» Records
◇ ◇ ◇

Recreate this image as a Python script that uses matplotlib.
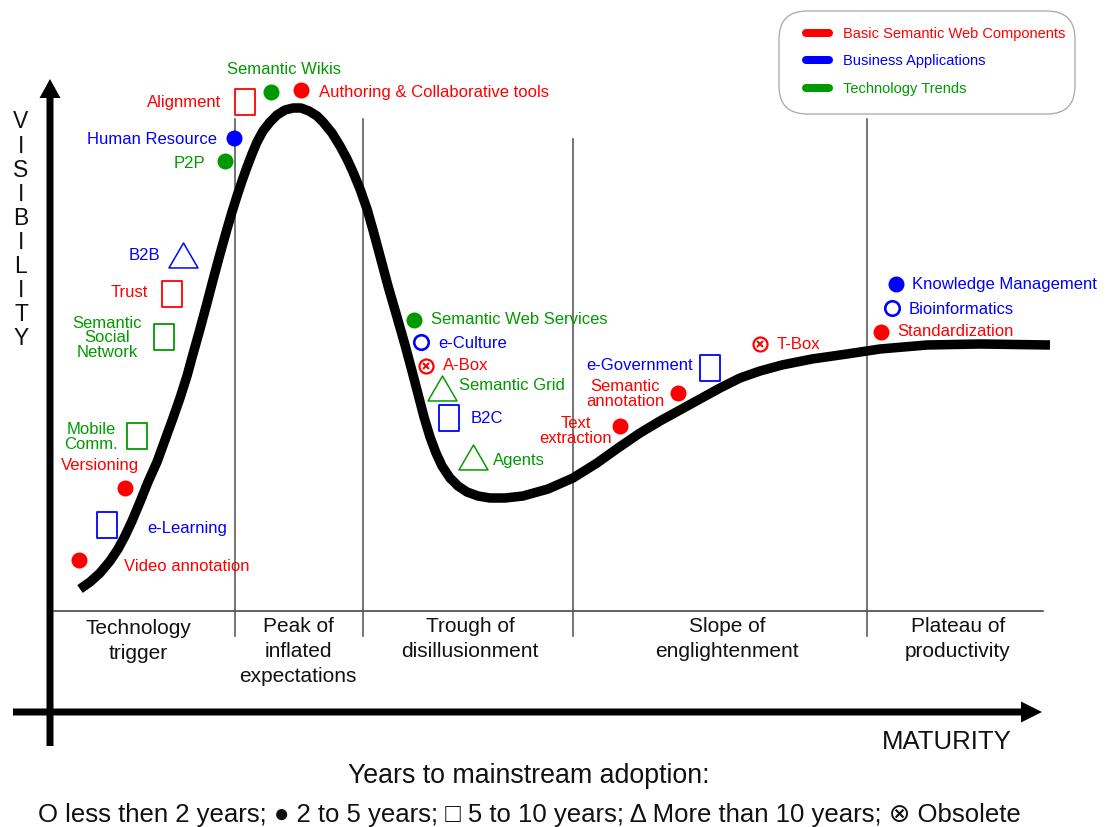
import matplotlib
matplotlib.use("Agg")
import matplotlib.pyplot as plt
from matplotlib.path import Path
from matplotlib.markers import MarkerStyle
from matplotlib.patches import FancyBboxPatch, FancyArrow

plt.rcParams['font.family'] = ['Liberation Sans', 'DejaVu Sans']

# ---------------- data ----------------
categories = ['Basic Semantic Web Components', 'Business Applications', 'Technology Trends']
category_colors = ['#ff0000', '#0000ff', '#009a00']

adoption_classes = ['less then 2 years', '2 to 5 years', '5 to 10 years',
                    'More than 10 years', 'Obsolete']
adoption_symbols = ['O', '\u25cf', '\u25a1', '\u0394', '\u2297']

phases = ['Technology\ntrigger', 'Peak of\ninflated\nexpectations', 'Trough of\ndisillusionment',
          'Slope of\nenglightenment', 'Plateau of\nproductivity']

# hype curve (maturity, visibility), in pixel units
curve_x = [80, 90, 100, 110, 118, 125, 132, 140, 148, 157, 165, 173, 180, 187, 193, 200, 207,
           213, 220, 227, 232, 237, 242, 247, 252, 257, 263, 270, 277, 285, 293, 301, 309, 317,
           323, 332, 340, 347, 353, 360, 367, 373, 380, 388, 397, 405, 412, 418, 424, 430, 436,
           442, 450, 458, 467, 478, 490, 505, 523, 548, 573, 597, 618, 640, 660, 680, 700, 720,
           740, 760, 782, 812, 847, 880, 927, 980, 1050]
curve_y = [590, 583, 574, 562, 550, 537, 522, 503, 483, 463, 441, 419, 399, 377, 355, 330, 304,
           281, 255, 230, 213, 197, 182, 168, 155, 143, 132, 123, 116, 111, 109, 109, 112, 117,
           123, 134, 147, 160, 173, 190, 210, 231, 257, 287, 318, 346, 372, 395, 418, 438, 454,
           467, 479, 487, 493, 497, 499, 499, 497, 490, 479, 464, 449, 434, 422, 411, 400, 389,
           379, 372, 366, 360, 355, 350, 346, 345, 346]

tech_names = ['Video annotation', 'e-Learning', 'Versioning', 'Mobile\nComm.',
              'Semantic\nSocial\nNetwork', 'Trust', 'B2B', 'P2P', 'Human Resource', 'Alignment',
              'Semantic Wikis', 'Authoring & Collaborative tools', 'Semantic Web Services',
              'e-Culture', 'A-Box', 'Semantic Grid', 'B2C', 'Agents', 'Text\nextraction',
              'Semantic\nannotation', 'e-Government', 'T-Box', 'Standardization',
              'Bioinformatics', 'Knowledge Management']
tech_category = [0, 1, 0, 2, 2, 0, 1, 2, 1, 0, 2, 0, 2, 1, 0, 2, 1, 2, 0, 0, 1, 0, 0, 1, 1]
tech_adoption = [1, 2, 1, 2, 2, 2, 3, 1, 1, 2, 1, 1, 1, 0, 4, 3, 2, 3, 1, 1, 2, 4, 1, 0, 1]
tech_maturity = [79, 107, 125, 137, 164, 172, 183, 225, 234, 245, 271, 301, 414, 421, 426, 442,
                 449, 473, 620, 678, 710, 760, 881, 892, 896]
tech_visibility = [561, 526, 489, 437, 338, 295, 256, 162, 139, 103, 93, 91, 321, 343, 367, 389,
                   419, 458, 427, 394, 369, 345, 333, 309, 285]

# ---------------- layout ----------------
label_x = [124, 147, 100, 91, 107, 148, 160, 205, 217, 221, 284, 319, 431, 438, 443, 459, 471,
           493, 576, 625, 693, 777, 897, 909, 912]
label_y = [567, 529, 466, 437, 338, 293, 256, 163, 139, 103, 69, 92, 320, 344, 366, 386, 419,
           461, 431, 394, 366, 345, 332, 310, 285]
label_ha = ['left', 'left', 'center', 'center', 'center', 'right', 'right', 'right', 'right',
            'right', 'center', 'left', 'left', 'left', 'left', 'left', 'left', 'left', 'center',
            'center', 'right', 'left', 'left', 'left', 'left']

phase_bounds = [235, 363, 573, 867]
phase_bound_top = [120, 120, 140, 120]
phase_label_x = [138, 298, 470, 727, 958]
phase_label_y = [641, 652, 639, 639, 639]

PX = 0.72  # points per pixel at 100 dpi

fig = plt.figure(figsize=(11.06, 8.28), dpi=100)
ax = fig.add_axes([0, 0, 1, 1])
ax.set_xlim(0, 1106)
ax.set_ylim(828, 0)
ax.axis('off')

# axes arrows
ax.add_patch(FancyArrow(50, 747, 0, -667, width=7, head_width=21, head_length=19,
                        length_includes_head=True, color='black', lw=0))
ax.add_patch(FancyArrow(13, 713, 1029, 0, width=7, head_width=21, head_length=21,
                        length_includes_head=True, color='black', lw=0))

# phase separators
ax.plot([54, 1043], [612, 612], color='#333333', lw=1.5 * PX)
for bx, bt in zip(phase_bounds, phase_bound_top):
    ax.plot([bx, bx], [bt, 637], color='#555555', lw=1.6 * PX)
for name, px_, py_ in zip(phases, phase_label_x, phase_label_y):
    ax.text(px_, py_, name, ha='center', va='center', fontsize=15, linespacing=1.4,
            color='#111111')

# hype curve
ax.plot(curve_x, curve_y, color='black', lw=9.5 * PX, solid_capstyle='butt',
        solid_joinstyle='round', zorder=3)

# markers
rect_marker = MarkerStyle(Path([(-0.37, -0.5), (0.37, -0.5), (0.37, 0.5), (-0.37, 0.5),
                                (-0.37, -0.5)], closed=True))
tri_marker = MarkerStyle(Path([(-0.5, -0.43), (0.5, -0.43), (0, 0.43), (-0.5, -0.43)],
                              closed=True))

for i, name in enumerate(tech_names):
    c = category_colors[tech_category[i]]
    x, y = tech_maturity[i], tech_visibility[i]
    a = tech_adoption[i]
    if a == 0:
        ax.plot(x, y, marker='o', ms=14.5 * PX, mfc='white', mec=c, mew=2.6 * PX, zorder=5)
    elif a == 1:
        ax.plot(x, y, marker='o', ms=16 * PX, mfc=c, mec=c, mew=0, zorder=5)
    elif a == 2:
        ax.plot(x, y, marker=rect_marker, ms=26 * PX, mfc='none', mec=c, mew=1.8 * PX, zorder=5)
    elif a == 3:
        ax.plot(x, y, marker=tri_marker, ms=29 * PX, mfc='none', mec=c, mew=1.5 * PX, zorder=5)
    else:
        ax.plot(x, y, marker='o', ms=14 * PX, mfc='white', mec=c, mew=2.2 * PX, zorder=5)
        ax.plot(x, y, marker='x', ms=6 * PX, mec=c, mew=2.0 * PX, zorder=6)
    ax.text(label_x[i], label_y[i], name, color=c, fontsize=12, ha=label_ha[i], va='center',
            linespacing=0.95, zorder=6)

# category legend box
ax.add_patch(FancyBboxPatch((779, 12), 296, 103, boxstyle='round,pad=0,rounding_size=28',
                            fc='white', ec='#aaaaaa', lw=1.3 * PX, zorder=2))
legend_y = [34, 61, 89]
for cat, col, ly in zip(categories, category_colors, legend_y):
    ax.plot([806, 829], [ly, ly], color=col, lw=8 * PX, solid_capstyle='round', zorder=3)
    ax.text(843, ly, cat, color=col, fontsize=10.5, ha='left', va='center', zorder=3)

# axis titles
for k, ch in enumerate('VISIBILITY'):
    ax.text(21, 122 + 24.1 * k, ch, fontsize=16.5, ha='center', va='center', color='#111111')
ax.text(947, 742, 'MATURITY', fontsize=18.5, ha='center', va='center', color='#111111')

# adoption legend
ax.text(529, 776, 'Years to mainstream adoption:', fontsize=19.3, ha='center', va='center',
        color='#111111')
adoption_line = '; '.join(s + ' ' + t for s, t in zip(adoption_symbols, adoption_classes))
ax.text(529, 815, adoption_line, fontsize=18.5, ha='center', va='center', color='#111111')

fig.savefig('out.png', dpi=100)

◇ ◇ ◇

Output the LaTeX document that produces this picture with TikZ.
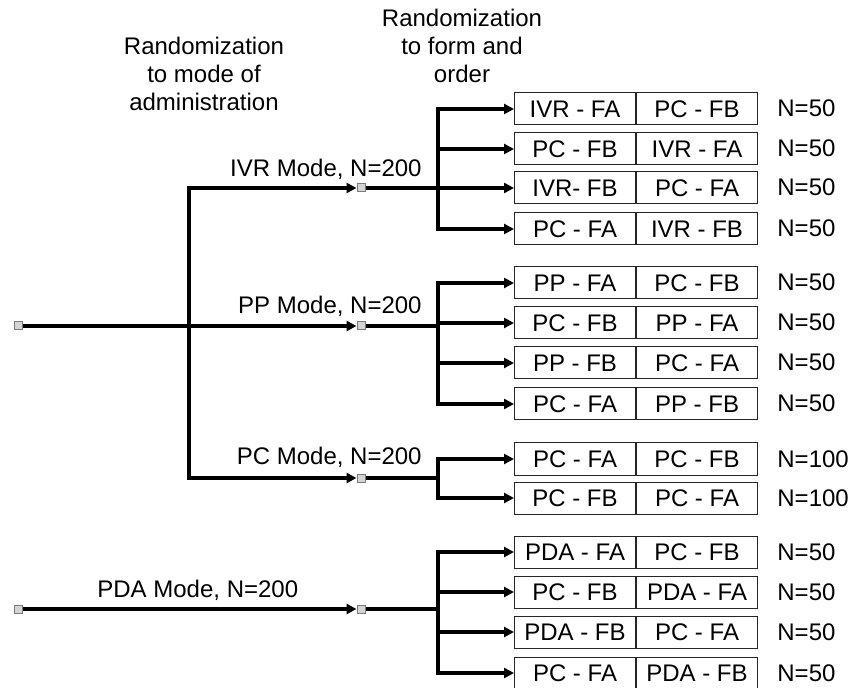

◇ ◇ ◇

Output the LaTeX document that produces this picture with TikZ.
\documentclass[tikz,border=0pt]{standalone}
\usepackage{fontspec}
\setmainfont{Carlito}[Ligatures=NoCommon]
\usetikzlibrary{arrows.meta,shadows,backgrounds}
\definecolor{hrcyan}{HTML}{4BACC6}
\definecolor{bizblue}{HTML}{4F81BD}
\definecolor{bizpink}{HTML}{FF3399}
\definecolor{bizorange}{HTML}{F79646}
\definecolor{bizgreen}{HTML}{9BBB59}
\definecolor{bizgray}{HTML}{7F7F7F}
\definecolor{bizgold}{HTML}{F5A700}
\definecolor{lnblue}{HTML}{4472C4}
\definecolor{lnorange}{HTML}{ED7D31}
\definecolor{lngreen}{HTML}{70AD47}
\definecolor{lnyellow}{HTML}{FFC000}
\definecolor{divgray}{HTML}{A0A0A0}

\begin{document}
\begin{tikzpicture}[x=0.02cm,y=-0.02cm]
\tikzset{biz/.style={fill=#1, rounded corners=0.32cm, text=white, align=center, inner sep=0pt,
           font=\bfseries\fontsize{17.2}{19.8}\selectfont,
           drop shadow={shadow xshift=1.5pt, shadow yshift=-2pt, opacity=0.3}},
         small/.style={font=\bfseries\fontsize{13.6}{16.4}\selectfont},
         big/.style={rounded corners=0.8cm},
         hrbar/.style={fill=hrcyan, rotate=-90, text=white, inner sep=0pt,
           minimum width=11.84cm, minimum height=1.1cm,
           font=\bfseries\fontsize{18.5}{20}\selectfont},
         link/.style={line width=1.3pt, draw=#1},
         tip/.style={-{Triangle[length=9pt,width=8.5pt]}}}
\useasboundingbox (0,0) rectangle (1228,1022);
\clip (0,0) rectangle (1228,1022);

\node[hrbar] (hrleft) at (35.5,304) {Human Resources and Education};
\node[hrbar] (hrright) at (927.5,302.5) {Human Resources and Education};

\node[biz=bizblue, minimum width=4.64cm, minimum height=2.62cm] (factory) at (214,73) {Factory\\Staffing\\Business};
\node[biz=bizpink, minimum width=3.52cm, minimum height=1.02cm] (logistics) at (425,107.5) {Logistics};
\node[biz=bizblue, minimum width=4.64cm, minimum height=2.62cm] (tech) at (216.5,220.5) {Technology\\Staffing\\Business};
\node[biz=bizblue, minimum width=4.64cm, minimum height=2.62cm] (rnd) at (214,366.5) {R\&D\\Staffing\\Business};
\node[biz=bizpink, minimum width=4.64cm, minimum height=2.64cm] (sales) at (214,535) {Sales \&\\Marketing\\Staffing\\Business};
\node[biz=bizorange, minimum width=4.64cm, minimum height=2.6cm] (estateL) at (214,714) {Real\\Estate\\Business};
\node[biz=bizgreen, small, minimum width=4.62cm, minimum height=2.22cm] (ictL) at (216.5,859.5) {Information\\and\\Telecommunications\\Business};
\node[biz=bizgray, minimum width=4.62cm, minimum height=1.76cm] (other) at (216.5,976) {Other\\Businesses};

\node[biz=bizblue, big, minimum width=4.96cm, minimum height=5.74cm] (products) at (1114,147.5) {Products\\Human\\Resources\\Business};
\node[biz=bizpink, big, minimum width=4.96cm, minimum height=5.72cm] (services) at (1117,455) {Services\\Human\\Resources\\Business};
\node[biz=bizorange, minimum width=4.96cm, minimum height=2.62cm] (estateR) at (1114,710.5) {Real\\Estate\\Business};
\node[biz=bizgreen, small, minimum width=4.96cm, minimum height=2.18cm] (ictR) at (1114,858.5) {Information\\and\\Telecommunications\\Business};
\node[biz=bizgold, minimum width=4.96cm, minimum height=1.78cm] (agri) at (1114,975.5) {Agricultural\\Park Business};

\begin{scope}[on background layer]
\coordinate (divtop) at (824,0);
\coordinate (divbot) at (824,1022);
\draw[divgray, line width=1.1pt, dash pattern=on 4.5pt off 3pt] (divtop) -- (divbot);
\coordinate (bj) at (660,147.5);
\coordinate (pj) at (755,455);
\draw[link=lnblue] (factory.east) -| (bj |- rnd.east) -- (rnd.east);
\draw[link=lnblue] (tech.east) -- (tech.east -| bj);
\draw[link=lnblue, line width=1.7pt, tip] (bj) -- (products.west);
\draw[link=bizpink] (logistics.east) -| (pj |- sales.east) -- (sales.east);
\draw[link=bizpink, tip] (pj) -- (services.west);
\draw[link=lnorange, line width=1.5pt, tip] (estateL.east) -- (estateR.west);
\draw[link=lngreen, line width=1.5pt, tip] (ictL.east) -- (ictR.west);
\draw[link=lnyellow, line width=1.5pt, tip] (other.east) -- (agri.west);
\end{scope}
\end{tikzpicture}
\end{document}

◇ ◇ ◇

Leaving out the pictures, extract the stretch from the line holding "Recreate this image" through the line holding "of\nenglightenment', 'Plateau of\nproductivity']", word for word.

» The result
Recreate this image as a Python script that uses matplotlib.
import matplotlib
matplotlib.use("Agg")
import matplotlib.pyplot as plt
from matplotlib.path import Path
from matplotlib.markers import MarkerStyle
from matplotlib.patches import FancyBboxPatch, FancyArrow

plt.rcParams['font.family'] = ['Liberation Sans', 'DejaVu Sans']

# ---------------- data ----------------
categories = ['Basic Semantic Web Components', 'Business Applications', 'Technology Trends']
category_colors = ['#ff0000', '#0000ff', '#009a00']

adoption_classes = ['less then 2 years', '2 to 5 years', '5 to 10 years',
                    'More than 10 years', 'Obsolete']
adoption_symbols = ['O', '\u25cf', '\u25a1', '\u0394', '\u2297']

phases = ['Technology\ntrigger', 'Peak of\ninflated\nexpectations', 'Trough of\ndisillusionment',
          'Slope of\nenglightenment', 'Plateau of\nproductivity']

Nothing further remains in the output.